The records that follow are to be repeated exactly, with the pictures removed.

::: GIVEN DATA

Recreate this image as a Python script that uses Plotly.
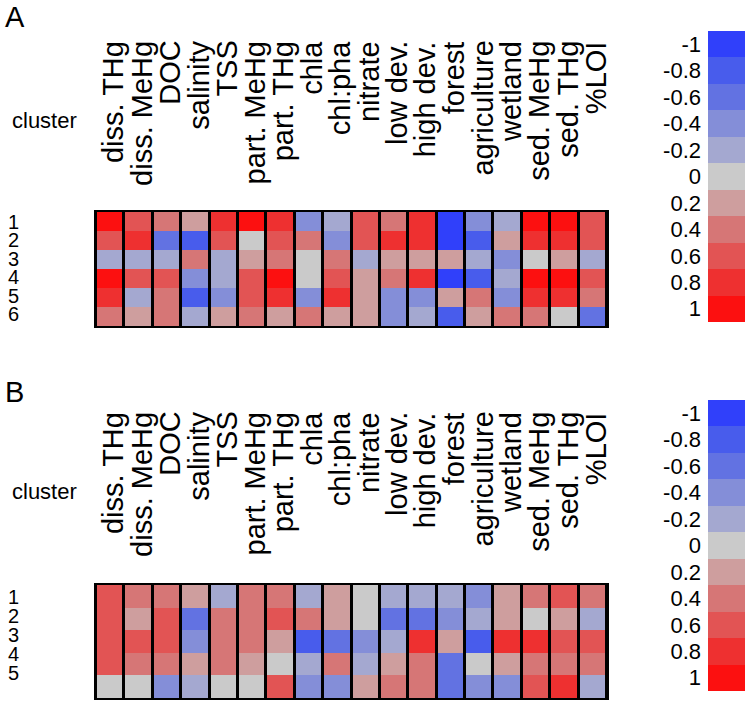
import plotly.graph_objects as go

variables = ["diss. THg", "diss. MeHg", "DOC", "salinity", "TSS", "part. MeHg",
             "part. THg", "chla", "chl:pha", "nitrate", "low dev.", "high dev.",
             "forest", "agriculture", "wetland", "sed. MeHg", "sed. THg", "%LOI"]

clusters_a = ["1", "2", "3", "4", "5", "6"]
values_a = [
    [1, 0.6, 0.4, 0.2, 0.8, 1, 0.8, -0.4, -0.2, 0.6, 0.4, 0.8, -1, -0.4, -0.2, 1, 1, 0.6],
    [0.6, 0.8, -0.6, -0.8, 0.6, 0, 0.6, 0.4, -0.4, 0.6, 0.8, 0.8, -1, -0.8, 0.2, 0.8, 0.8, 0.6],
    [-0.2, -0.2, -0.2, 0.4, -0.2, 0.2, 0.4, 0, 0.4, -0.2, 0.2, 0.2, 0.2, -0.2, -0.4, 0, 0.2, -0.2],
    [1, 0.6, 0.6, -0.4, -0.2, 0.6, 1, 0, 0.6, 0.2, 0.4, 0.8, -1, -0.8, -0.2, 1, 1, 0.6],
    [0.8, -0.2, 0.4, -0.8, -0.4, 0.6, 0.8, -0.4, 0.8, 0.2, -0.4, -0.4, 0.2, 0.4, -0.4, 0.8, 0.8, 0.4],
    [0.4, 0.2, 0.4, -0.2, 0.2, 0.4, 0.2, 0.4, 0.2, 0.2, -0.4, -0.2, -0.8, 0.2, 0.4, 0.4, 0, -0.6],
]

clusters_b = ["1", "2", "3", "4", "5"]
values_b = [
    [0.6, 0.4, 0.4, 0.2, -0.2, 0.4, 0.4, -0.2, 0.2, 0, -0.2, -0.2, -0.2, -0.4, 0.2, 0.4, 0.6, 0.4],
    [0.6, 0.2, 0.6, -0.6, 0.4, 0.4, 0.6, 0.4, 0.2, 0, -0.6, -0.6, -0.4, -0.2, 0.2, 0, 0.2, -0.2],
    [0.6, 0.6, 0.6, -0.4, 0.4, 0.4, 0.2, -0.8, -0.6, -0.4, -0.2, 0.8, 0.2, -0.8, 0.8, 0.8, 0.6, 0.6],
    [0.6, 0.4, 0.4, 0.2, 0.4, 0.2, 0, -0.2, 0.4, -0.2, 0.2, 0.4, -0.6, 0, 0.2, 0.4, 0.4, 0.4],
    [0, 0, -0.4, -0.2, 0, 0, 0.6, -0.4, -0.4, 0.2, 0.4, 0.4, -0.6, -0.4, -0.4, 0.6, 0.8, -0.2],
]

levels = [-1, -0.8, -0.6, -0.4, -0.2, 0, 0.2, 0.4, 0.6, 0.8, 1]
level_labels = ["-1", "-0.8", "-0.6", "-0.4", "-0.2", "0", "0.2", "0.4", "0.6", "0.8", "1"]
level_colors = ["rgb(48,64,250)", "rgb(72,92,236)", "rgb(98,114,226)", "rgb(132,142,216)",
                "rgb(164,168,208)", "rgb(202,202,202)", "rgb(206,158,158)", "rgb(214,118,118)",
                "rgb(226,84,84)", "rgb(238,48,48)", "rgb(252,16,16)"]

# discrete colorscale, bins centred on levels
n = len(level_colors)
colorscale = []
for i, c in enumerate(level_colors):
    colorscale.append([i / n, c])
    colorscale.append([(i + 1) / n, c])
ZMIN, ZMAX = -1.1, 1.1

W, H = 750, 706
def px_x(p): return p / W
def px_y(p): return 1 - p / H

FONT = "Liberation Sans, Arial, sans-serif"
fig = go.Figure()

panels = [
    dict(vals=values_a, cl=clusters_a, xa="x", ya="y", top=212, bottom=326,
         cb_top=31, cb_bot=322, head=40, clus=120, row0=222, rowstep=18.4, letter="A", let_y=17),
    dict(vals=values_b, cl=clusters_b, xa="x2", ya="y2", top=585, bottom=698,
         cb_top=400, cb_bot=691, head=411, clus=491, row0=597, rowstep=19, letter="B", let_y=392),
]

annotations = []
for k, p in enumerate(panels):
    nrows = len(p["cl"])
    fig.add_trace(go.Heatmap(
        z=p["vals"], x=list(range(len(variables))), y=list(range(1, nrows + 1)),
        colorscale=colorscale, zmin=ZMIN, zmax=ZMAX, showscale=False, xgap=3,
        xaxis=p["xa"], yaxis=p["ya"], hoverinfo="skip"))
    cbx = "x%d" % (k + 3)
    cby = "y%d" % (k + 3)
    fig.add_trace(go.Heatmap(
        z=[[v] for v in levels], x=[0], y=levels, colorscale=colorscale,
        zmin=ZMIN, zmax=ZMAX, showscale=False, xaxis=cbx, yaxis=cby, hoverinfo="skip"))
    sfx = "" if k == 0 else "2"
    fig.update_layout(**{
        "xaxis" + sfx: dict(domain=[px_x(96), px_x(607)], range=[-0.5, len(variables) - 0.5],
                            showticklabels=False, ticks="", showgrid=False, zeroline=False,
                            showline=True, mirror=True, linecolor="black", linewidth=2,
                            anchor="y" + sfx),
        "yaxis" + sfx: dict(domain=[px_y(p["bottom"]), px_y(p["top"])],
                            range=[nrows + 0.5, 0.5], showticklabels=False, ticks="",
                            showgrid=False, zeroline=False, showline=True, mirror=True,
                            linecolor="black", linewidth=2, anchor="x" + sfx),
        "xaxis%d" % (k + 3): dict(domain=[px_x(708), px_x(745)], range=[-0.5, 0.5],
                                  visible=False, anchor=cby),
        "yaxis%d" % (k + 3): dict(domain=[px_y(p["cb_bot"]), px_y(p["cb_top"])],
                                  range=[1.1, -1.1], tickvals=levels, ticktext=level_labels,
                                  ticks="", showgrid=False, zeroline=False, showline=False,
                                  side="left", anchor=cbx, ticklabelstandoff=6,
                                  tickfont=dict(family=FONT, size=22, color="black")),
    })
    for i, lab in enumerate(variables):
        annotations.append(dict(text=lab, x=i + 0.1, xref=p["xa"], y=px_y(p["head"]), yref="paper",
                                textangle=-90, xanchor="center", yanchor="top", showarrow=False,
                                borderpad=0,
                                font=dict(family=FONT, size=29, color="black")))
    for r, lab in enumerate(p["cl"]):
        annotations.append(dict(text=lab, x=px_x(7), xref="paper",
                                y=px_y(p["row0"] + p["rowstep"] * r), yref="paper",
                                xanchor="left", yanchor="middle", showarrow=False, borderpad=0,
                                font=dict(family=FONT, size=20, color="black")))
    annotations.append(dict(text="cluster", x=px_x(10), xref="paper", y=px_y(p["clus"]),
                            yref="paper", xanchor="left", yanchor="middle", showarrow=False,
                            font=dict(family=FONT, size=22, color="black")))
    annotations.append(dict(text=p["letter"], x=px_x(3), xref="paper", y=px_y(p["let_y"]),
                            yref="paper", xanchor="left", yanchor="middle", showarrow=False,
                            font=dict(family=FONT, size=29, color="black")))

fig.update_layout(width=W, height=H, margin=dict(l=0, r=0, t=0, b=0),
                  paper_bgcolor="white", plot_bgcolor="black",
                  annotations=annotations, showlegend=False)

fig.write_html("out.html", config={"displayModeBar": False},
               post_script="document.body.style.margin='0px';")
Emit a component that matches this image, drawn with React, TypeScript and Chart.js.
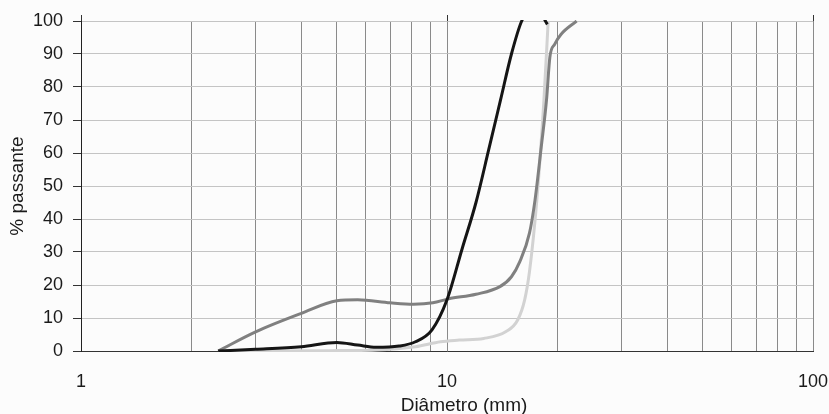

::::::

[EXPECTED ANSWER]
Recreate this image as a Python script that uses Plotly.
import plotly.graph_objects as go

variables = ["diss. THg", "diss. MeHg", "DOC", "salinity", "TSS", "part. MeHg",
             "part. THg", "chla", "chl:pha", "nitrate", "low dev.", "high dev.",
             "forest", "agriculture", "wetland", "sed. MeHg", "sed. THg", "%LOI"]

clusters_a = ["1", "2", "3", "4", "5", "6"]
values_a = [
    [1, 0.6, 0.4, 0.2, 0.8, 1, 0.8, -0.4, -0.2, 0.6, 0.4, 0.8, -1, -0.4, -0.2, 1, 1, 0.6],
    [0.6, 0.8, -0.6, -0.8, 0.6, 0, 0.6, 0.4, -0.4, 0.6, 0.8, 0.8, -1, -0.8, 0.2, 0.8, 0.8, 0.6],
    [-0.2, -0.2, -0.2, 0.4, -0.2, 0.2, 0.4, 0, 0.4, -0.2, 0.2, 0.2, 0.2, -0.2, -0.4, 0, 0.2, -0.2],
    [1, 0.6, 0.6, -0.4, -0.2, 0.6, 1, 0, 0.6, 0.2, 0.4, 0.8, -1, -0.8, -0.2, 1, 1, 0.6],
    [0.8, -0.2, 0.4, -0.8, -0.4, 0.6, 0.8, -0.4, 0.8, 0.2, -0.4, -0.4, 0.2, 0.4, -0.4, 0.8, 0.8, 0.4],
    [0.4, 0.2, 0.4, -0.2, 0.2, 0.4, 0.2, 0.4, 0.2, 0.2, -0.4, -0.2, -0.8, 0.2, 0.4, 0.4, 0, -0.6],
]

clusters_b = ["1", "2", "3", "4", "5"]
values_b = [
    [0.6, 0.4, 0.4, 0.2, -0.2, 0.4, 0.4, -0.2, 0.2, 0, -0.2, -0.2, -0.2, -0.4, 0.2, 0.4, 0.6, 0.4],
    [0.6, 0.2, 0.6, -0.6, 0.4, 0.4, 0.6, 0.4, 0.2, 0, -0.6, -0.6, -0.4, -0.2, 0.2, 0, 0.2, -0.2],
    [0.6, 0.6, 0.6, -0.4, 0.4, 0.4, 0.2, -0.8, -0.6, -0.4, -0.2, 0.8, 0.2, -0.8, 0.8, 0.8, 0.6, 0.6],
    [0.6, 0.4, 0.4, 0.2, 0.4, 0.2, 0, -0.2, 0.4, -0.2, 0.2, 0.4, -0.6, 0, 0.2, 0.4, 0.4, 0.4],
    [0, 0, -0.4, -0.2, 0, 0, 0.6, -0.4, -0.4, 0.2, 0.4, 0.4, -0.6, -0.4, -0.4, 0.6, 0.8, -0.2],
]

levels = [-1, -0.8, -0.6, -0.4, -0.2, 0, 0.2, 0.4, 0.6, 0.8, 1]
level_labels = ["-1", "-0.8", "-0.6", "-0.4", "-0.2", "0", "0.2", "0.4", "0.6", "0.8", "1"]
level_colors = ["rgb(48,64,250)", "rgb(72,92,236)", "rgb(98,114,226)", "rgb(132,142,216)",
                "rgb(164,168,208)", "rgb(202,202,202)", "rgb(206,158,158)", "rgb(214,118,118)",
                "rgb(226,84,84)", "rgb(238,48,48)", "rgb(252,16,16)"]

# discrete colorscale, bins centred on levels
n = len(level_colors)
colorscale = []
for i, c in enumerate(level_colors):
    colorscale.append([i / n, c])
    colorscale.append([(i + 1) / n, c])
ZMIN, ZMAX = -1.1, 1.1

W, H = 750, 706
def px_x(p): return p / W
def px_y(p): return 1 - p / H

FONT = "Liberation Sans, Arial, sans-serif"
fig = go.Figure()

panels = [
    dict(vals=values_a, cl=clusters_a, xa="x", ya="y", top=212, bottom=326,
         cb_top=31, cb_bot=322, head=40, clus=120, row0=222, rowstep=18.4, letter="A", let_y=17),
    dict(vals=values_b, cl=clusters_b, xa="x2", ya="y2", top=585, bottom=698,
         cb_top=400, cb_bot=691, head=411, clus=491, row0=597, rowstep=19, letter="B", let_y=392),
]

annotations = []
for k, p in enumerate(panels):
    nrows = len(p["cl"])
    fig.add_trace(go.Heatmap(
        z=p["vals"], x=list(range(len(variables))), y=list(range(1, nrows + 1)),
        colorscale=colorscale, zmin=ZMIN, zmax=ZMAX, showscale=False, xgap=3,
        xaxis=p["xa"], yaxis=p["ya"], hoverinfo="skip"))
    cbx = "x%d" % (k + 3)
    cby = "y%d" % (k + 3)
    fig.add_trace(go.Heatmap(
        z=[[v] for v in levels], x=[0], y=levels, colorscale=colorscale,
        zmin=ZMIN, zmax=ZMAX, showscale=False, xaxis=cbx, yaxis=cby, hoverinfo="skip"))
    sfx = "" if k == 0 else "2"
    fig.update_layout(**{
        "xaxis" + sfx: dict(domain=[px_x(96), px_x(607)], range=[-0.5, len(variables) - 0.5],
                            showticklabels=False, ticks="", showgrid=False, zeroline=False,
                            showline=True, mirror=True, linecolor="black", linewidth=2,
                            anchor="y" + sfx),
        "yaxis" + sfx: dict(domain=[px_y(p["bottom"]), px_y(p["top"])],
                            range=[nrows + 0.5, 0.5], showticklabels=False, ticks="",
                            showgrid=False, zeroline=False, showline=True, mirror=True,
                            linecolor="black", linewidth=2, anchor="x" + sfx),
        "xaxis%d" % (k + 3): dict(domain=[px_x(708), px_x(745)], range=[-0.5, 0.5],
                                  visible=False, anchor=cby),
        "yaxis%d" % (k + 3): dict(domain=[px_y(p["cb_bot"]), px_y(p["cb_top"])],
                                  range=[1.1, -1.1], tickvals=levels, ticktext=level_labels,
                                  ticks="", showgrid=False, zeroline=False, showline=False,
                                  side="left", anchor=cbx, ticklabelstandoff=6,
                                  tickfont=dict(family=FONT, size=22, color="black")),
    })
    for i, lab in enumerate(variables):
        annotations.append(dict(text=lab, x=i + 0.1, xref=p["xa"], y=px_y(p["head"]), yref="paper",
                                textangle=-90, xanchor="center", yanchor="top", showarrow=False,
                                borderpad=0,
                                font=dict(family=FONT, size=29, color="black")))
    for r, lab in enumerate(p["cl"]):
        annotations.append(dict(text=lab, x=px_x(7), xref="paper",
                                y=px_y(p["row0"] + p["rowstep"] * r), yref="paper",
                                xanchor="left", yanchor="middle", showarrow=False, borderpad=0,
                                font=dict(family=FONT, size=20, color="black")))
    annotations.append(dict(text="cluster", x=px_x(10), xref="paper", y=px_y(p["clus"]),
                            yref="paper", xanchor="left", yanchor="middle", showarrow=False,
                            font=dict(family=FONT, size=22, color="black")))
    annotations.append(dict(text=p["letter"], x=px_x(3), xref="paper", y=px_y(p["let_y"]),
                            yref="paper", xanchor="left", yanchor="middle", showarrow=False,
                            font=dict(family=FONT, size=29, color="black")))

fig.update_layout(width=W, height=H, margin=dict(l=0, r=0, t=0, b=0),
                  paper_bgcolor="white", plot_bgcolor="black",
                  annotations=annotations, showlegend=False)

fig.write_html("out.html", config={"displayModeBar": False},
               post_script="document.body.style.margin='0px';")
Emit a component that matches this image, drawn with React, TypeScript and Chart.js.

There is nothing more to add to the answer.